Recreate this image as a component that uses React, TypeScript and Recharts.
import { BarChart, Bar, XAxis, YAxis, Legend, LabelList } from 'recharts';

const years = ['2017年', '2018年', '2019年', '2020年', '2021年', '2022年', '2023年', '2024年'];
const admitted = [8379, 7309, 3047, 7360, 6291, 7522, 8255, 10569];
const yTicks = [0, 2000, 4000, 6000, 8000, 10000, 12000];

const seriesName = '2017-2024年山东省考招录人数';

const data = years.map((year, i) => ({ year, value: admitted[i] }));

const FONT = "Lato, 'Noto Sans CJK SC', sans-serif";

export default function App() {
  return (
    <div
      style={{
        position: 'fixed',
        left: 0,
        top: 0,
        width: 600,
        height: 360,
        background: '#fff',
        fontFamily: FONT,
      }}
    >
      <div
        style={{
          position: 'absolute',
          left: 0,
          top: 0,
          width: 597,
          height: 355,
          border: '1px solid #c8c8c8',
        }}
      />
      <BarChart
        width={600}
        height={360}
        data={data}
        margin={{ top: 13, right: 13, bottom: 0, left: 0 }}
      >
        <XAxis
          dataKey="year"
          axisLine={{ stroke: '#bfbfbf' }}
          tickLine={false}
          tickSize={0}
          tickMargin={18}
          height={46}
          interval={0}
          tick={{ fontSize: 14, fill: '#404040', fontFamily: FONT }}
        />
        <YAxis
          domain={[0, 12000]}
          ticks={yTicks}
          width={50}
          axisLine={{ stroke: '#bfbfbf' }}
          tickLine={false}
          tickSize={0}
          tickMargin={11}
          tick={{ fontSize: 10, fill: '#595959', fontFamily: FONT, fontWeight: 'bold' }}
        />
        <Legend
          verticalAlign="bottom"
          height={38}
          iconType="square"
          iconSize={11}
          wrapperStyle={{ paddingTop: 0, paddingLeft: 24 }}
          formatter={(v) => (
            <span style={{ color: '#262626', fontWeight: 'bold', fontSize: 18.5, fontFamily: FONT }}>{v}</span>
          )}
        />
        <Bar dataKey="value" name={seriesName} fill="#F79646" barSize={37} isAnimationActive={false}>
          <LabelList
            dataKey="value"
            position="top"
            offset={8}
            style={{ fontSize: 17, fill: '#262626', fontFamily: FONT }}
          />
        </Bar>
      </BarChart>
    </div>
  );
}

Stated exercise ::
What are the exact lines from the beginning of the material through the line containing "YAxis, Legend, LabelList"? Write out those lines alone.

Response to this task ::
Recreate this image as a component that uses React, TypeScript and Recharts.
import { BarChart, Bar, XAxis, YAxis, Legend, LabelList } from 'recharts';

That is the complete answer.